Back quickly to the post-World War II era where America embraced a vision of shared sacrifice. With higher top rates, top corporations shouldered over 30% of federal revenue. Those tax revenues built the interstate highway system, funded the GI Bill, and fueled decades of broad-based prosperity. Unfortunately for us, starting in the 1980s “Reaganomics” ushered in a new tax orthodoxy. Low taxes, deregulation, and a belief that “trickle-down” would lift all boats. The Tax Reform Act of 1986 slashed the top rate from 50% to 28% and carved out special breaks for capital gains. Subsequent legislation under both parties continued this trend, most notably the Tax Cuts and Jobs Act of 2017 that cut the corporate rate from 35% to 21%. As a result:

  • Corporate tax contributions fell from 32% of federal revenue in 1950 to under 7% today

These changes hollowed out the middle class’s share of national income and shifted more of the tax burden onto wage earners.

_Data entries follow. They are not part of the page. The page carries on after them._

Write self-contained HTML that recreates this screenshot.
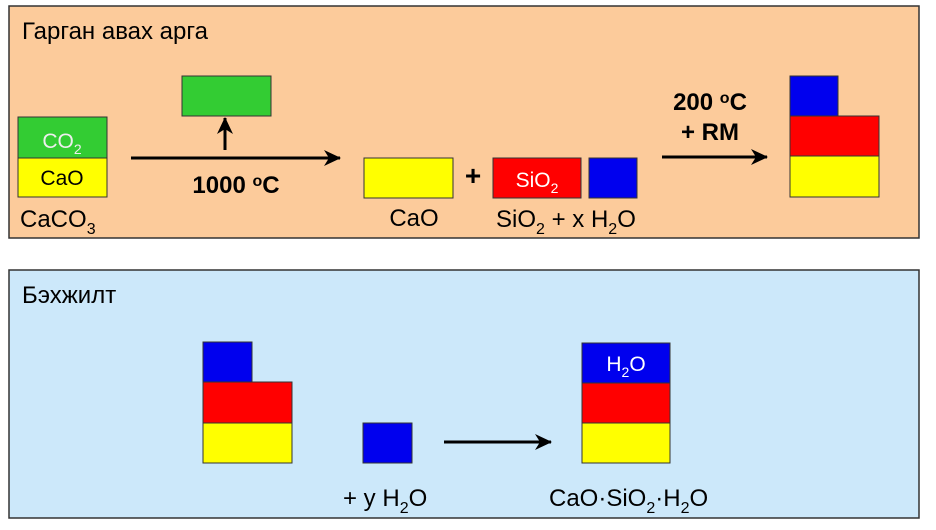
<!DOCTYPE html>
<html><head><meta charset="utf-8"><style>
body{margin:0;background:#fff}
svg{display:block}
text{font-family:"Liberation Sans",sans-serif}
</style></head><body>
<svg width="936" height="530" viewBox="0 0 936 530" xmlns="http://www.w3.org/2000/svg">
<defs><marker id="a" markerWidth="18" markerHeight="18" refX="16" refY="9" orient="auto" markerUnits="userSpaceOnUse"><path d="M0,1 L17,9 L0,17 L5,9 Z" fill="#000"/></marker></defs>
<g stroke="#333" stroke-width="1.5">
<rect x="9" y="6" width="910" height="232" fill="#fccb9b"/>
<rect x="9" y="270" width="910" height="248" fill="#cce8fa"/>
</g>
<text x="22" y="39" font-size="24">Гарган авах арга</text>
<text x="22" y="303" font-size="24">Бэхжилт</text>
<g stroke="#333" stroke-width="1">
<rect x="18" y="117" width="89" height="41" fill="#33cc33"/>
<rect x="18" y="158" width="89" height="39" fill="#ffff00"/>
<rect x="182" y="76" width="89" height="40" fill="#33cc33"/>
<rect x="364" y="158" width="89" height="40" fill="#ffff00"/>
<rect x="493" y="158" width="88" height="40" fill="#ff0000"/>
<rect x="589" y="158" width="48" height="40" fill="#0000ee"/>
<rect x="790" y="76" width="48" height="40" fill="#0000ee"/>
<rect x="790" y="116" width="89" height="40" fill="#ff0000"/>
<rect x="790" y="156" width="89" height="41" fill="#ffff00"/>
<rect x="203" y="342" width="49" height="40" fill="#0000ee"/>
<rect x="203" y="382" width="89" height="41" fill="#ff0000"/>
<rect x="203" y="423" width="89" height="40" fill="#ffff00"/>
<rect x="363" y="423" width="49" height="40" fill="#0000ee"/>
<rect x="582" y="343" width="88" height="40" fill="#0000ee"/>
<rect x="582" y="383" width="88" height="40" fill="#ff0000"/>
<rect x="582" y="423" width="88" height="40" fill="#ffff00"/>
</g>
<g stroke="#000" stroke-width="3" fill="none">
<line x1="131" y1="158" x2="340" y2="158" marker-end="url(#a)"/>
<line x1="225" y1="150" x2="225" y2="118" marker-end="url(#a)"/>
<line x1="662" y1="157" x2="767" y2="157" marker-end="url(#a)"/>
<line x1="444" y1="442" x2="551" y2="442" marker-end="url(#a)"/>
</g>
<g font-size="21" text-anchor="middle">
<text x="62" y="148" fill="#eee">CO<tspan font-size="14" dy="6">2</tspan></text>
<text x="62" y="185" fill="#000">CaO</text>
<text x="537" y="187" fill="#fff">SiO<tspan font-size="14" dy="6">2</tspan></text>
<text x="626" y="371" fill="#fff">H<tspan font-size="14" dy="6">2</tspan><tspan dy="-6">O</tspan></text>
<text x="414" y="226" font-size="24">CaO</text>
<text x="473" y="185" font-size="28" font-weight="bold">+</text>
<text x="236" y="193" font-size="24" font-weight="bold">1000 <tspan font-size="16" dy="-7">o</tspan><tspan dy="7">C</tspan></text>
<text x="710" y="110" font-size="24" font-weight="bold">200 <tspan font-size="16" dy="-7">o</tspan><tspan dy="7">C</tspan></text>
<text x="710" y="140" font-size="24" font-weight="bold">+ RM</text>
</g>
<g font-size="24">
<text x="20" y="227">CaCO<tspan font-size="16" dy="7">3</tspan></text>
<text x="496" y="227">SiO<tspan font-size="16" dy="7">2</tspan><tspan dy="-7"> + x H</tspan><tspan font-size="16" dy="7">2</tspan><tspan dy="-7">O</tspan></text>
<text x="343" y="506">+ y H<tspan font-size="16" dy="7">2</tspan><tspan dy="-7">O</tspan></text>
<text x="549" y="506">CaO·SiO<tspan font-size="16" dy="7">2</tspan><tspan dy="-7">·H</tspan><tspan font-size="16" dy="7">2</tspan><tspan dy="-7">O</tspan></text>
</g>
</svg>
</body></html>
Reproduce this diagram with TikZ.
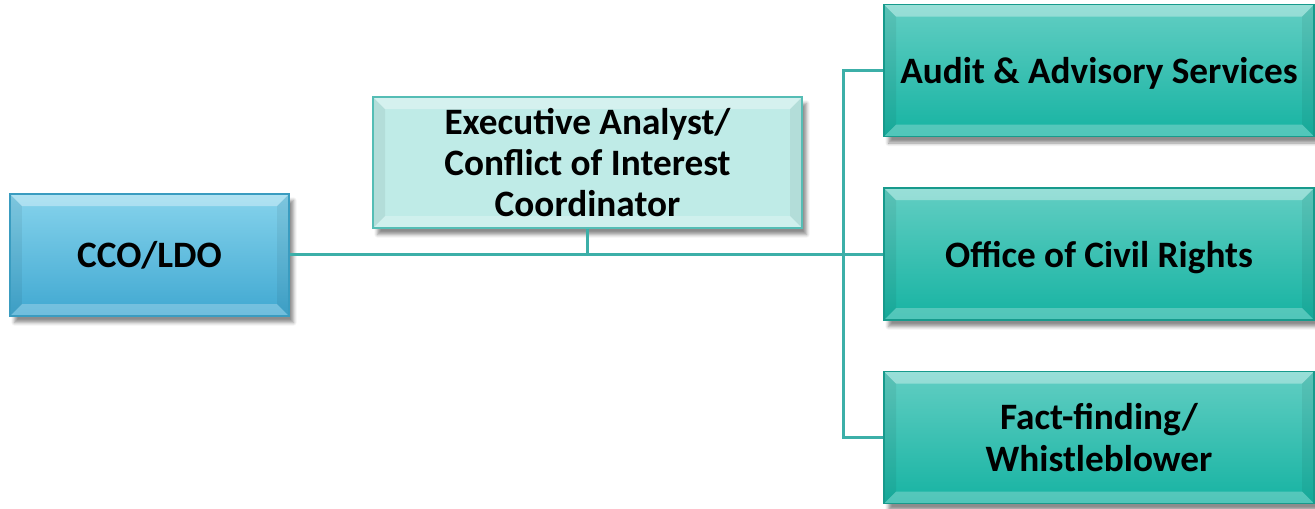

What’s Working Abroad & Proposed Reforms Here

European democracies demonstrate that higher taxes on the rich can coexist with vibrant economies. In Sweden there are top marginal rates above 57%, robust social safety nets and higher GDP per capita than the U.S. A wealth tax in Norway of up to 1.1% on net assets, funded by oil revenues; Gini coefficient (inequality measure) of 0.27 versus 0.48 for the U.S. In Germany there is a combined corporate and solidarity tax rate around 30%, universal healthcare, and free tertiary education. These nations invest tax revenues into education, healthcare, and infrastructure - fueling human capital and long-term growth. From those developed economies we can install some practical options to restore balance such as:

  1. Enact a Minimum Corporate Tax of 21% aligned with the OECD’s agreement, to deter profit-shifting and raise an estimated $700 billion annually in the U.S.

  2. Enact a Maximum Corporate Tax of 70% for the Top 100 Corporations in the U.S.

  3. Strengthen IRS Enforcement and allocate $100 billion over ten years to hire personnel, modernize technology, and target the worst corporate tax avoiders.

According to Citizens for Tax Justice, many Fortune 500 firms routinely pay zero or negative federal income taxes through deductions, credits, and offshore loopholes. These mechanisms starve the federal budget of revenue, forcing deeper cuts or higher levies on workers and small businesses. The current system is unsustainable. It entrenches inequality, undermines democracy, and erodes the American Dream. Reforming the tax code is about restoring balance and funding essential services, it’s the moral and ethical obligation that we have to one another as we are on this shared planet together. Let’s rebalance our economy so that opportunity and security are available to all.